Alito was joined in the majority ruling by Justices John Roberts, Anthony Kennedy, Antonin Scalia and Clarence Thomas.
The cases asked the court to weigh the rights of closely held for-profit corporations to follow the religious beliefs of their owners against the rights of employees to get health insurance coverage for a broad range of contraception.
Political reaction to the ruling was swift. White House Press Secretary Josh Earnest said that the decision “jeopardizes the health of women” employed by affected companies.
“The Supreme Court ruled today that some bosses can now withhold contraceptive care from their employees’ health coverage based on their own religious views that their employees may not even share,” he said. “President Obama believes that women should make personal health care decisions for themselves rather than their bosses deciding for them.”
Democratic National Committee chairwoman Debbie Wasserman Shultz described the decision as an assault on women’s access to health care. “This decision takes money out of the pockets of women and their families and allows for-profit employers to deny access to certain health care benefits based on their personal beliefs,” she said in a statement.
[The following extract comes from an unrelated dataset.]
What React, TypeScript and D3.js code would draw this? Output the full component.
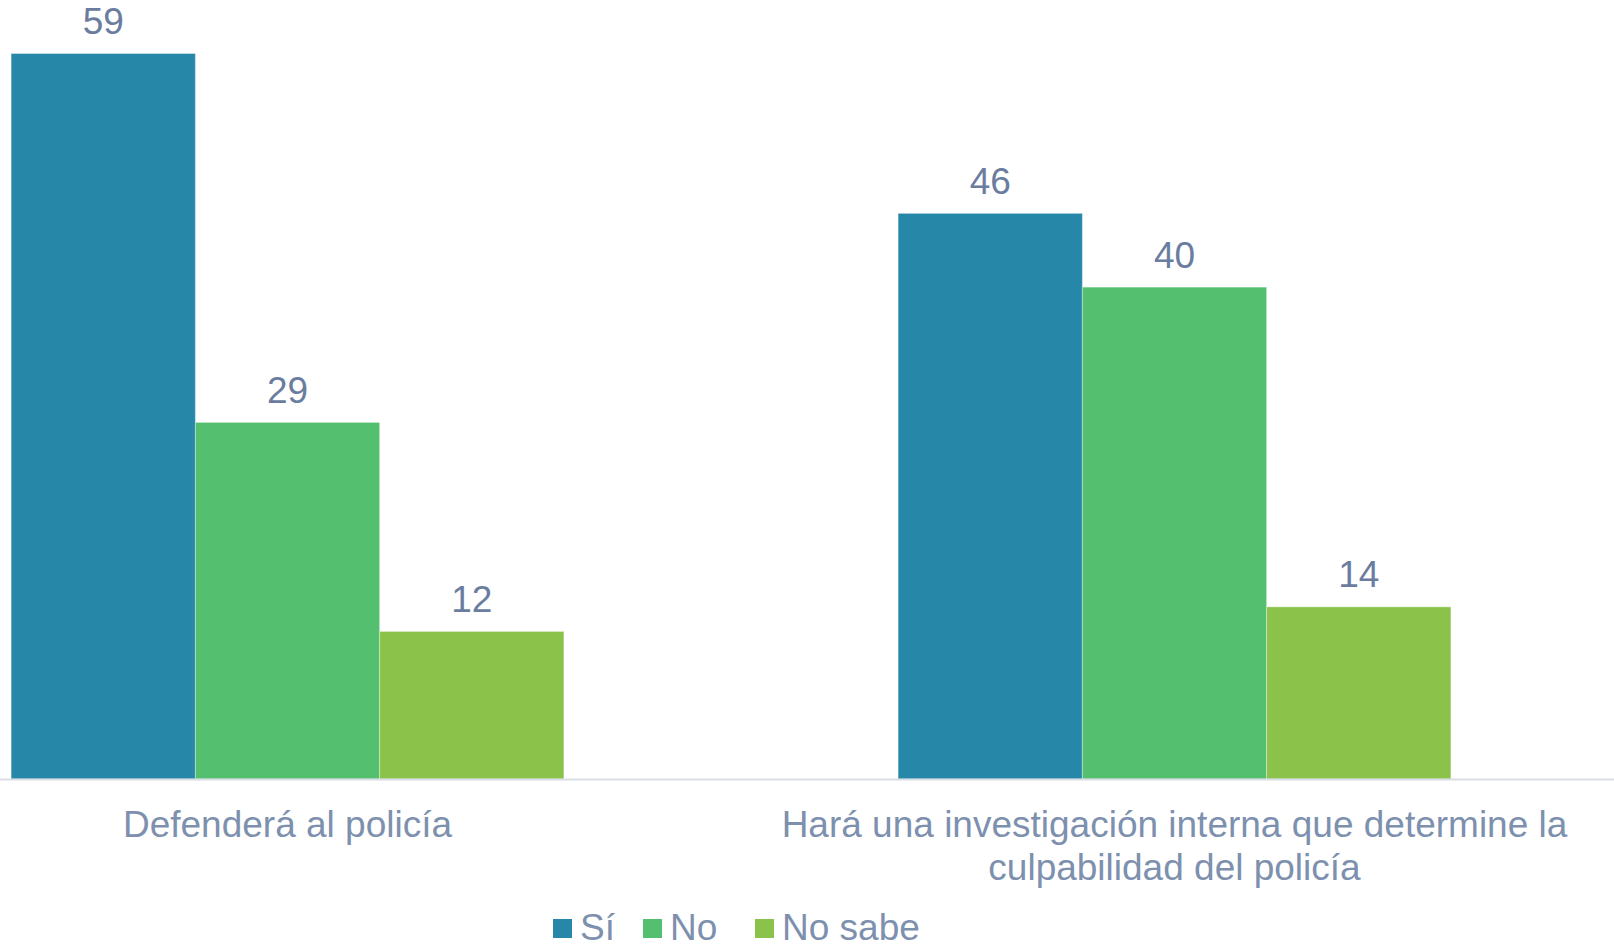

Republican National Committee chairman Reince Priebus countered that the decision was a victory for religious freedom. “We’re grateful the Court ruled on the side of liberty,” he said in a statement. “The central issue of this case was whether the federal government can coerce Americans to violate their deeply held religious beliefs.”
The Obama Administration has previously given waivers on the contraception mandate to certain non-profit religious organizations, like churches and mosques. Other non-profits with religious affiliations, like the University of Notre Dame, are pursuing separate lawsuits against the mandate, which could reach the Supreme Court in the next term.
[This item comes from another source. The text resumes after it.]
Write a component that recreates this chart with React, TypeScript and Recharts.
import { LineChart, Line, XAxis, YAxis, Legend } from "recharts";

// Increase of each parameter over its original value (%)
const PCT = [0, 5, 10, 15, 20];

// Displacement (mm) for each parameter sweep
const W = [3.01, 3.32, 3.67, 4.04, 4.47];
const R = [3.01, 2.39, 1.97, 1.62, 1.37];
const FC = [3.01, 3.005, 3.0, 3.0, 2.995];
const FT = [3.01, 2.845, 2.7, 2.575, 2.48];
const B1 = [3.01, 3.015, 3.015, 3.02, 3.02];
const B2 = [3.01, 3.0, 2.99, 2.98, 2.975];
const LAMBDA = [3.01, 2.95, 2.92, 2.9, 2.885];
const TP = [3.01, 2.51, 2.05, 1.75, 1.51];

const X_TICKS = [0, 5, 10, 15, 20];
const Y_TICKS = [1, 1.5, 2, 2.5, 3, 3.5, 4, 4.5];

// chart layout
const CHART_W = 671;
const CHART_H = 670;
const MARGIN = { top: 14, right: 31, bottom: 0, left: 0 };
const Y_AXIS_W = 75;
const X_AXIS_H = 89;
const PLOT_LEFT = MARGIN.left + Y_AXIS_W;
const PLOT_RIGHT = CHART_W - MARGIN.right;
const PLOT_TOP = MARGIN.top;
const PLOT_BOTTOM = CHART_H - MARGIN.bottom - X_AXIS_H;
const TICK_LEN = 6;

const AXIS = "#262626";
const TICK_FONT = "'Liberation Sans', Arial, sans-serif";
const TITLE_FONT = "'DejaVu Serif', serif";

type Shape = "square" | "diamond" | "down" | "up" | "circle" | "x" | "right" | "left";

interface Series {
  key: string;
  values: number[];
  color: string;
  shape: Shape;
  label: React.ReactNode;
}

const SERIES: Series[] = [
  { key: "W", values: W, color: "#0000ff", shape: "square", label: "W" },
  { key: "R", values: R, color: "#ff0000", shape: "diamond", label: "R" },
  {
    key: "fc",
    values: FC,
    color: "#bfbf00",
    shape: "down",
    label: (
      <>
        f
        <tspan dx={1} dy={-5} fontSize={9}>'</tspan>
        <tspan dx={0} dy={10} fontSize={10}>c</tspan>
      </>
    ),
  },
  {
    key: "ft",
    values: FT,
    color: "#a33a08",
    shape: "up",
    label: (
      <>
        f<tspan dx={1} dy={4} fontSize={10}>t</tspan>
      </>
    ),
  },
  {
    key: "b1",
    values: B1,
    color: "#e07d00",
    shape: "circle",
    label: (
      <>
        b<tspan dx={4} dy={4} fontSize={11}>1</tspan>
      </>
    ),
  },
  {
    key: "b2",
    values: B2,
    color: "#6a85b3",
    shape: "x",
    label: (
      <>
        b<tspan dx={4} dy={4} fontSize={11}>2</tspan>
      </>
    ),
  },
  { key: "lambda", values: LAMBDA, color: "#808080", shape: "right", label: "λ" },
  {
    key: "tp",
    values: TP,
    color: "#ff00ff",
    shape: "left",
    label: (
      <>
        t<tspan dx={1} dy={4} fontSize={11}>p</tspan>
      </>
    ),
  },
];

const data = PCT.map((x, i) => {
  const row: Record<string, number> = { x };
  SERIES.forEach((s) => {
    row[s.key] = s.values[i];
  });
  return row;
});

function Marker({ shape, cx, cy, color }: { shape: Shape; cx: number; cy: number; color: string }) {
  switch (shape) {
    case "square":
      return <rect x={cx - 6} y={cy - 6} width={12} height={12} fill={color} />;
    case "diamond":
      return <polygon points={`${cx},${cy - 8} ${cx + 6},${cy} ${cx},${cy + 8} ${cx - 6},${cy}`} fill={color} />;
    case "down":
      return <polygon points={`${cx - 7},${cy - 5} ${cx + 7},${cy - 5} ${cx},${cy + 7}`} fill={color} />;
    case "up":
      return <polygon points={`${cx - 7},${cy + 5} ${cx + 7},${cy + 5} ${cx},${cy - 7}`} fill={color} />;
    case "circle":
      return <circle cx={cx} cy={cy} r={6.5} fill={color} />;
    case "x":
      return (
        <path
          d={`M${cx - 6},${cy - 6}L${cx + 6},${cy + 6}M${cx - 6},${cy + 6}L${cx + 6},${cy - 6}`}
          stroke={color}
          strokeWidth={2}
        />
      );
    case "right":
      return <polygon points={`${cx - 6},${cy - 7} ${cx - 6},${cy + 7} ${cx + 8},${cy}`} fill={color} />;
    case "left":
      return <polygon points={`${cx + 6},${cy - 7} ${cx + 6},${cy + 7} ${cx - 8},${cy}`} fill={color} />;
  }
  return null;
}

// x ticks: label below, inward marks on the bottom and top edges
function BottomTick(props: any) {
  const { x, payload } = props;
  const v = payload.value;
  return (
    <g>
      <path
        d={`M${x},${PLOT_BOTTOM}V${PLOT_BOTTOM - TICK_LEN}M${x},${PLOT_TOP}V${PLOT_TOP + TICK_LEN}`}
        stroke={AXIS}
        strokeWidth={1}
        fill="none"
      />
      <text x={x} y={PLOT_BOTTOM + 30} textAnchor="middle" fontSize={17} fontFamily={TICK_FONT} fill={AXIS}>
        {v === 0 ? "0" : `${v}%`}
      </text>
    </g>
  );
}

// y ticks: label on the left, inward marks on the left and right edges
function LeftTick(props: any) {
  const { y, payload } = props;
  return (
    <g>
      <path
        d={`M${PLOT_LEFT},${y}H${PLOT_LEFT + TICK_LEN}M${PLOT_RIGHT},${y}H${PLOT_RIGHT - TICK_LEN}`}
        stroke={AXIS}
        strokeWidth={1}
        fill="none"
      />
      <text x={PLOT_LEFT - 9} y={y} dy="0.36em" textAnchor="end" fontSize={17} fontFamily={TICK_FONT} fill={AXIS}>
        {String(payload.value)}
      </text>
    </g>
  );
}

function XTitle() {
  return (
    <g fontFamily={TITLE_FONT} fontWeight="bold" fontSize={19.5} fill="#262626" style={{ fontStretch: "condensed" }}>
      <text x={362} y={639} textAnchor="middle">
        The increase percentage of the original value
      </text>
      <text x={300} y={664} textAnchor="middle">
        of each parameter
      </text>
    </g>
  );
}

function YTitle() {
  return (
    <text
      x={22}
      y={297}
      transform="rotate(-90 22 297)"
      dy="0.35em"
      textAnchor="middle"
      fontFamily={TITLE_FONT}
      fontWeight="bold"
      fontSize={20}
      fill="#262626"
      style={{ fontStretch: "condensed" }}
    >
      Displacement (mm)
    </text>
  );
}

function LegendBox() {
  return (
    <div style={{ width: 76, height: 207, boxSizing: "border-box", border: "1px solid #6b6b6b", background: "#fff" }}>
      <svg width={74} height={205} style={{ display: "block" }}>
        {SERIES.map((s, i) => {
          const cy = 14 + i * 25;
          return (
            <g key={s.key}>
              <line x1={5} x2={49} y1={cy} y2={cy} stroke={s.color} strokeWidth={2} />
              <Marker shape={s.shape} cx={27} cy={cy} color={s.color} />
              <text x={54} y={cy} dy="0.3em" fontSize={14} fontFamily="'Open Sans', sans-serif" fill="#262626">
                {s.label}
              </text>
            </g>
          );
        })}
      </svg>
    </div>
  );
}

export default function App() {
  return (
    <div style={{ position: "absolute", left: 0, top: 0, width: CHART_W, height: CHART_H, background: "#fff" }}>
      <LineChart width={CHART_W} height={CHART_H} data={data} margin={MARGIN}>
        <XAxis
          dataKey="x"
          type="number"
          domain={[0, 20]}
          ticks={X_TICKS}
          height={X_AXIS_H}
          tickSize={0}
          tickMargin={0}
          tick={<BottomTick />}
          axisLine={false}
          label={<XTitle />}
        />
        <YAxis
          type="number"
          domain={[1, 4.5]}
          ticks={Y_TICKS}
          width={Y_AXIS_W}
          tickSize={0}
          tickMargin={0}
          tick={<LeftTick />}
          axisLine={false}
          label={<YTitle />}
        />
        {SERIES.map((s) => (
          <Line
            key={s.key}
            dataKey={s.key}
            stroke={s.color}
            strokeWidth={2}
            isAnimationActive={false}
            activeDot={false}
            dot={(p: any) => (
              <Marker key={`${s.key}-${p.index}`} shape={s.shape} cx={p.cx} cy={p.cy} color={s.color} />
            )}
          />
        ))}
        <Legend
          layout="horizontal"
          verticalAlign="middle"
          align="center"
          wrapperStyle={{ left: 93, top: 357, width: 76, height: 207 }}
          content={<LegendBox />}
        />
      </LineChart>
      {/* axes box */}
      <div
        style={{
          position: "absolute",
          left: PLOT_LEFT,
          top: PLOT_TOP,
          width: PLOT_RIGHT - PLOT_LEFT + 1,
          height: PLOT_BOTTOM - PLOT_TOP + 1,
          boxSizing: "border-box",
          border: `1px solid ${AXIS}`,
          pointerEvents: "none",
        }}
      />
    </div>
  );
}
In a concurring opinion, Justice Kennedy wrote that employees of Hobby Lobby and Conestoga Wood Specialties may be able to still get full contraceptive coverage with a government workaround that has been offered to employees of religious non-profits. “The accommodation works by requiring insurance companies to cover, without cost sharing, contraception coverage for female employees who wish it,” Kennedy wrote.
The dissent in the case, led by Justice Ruth Bader Ginsburg, decried the majority ruling, calling it “a decision of startling breadth” that would allow commercial enterprises to “opt out of any law (saving only tax laws) they judge incompatible with their sincerely held religious beliefs.”
Joined by Justices Elena Kagan, Stephen Breyer and Sonia Sotomayor, Ginsburg went on to argue that corporations, even those controlled by a single family, do not have free exercise rights for religion. “[T]he exercise of religion is characteristic of natural persons,” she wrote, “not artificial legal entities.”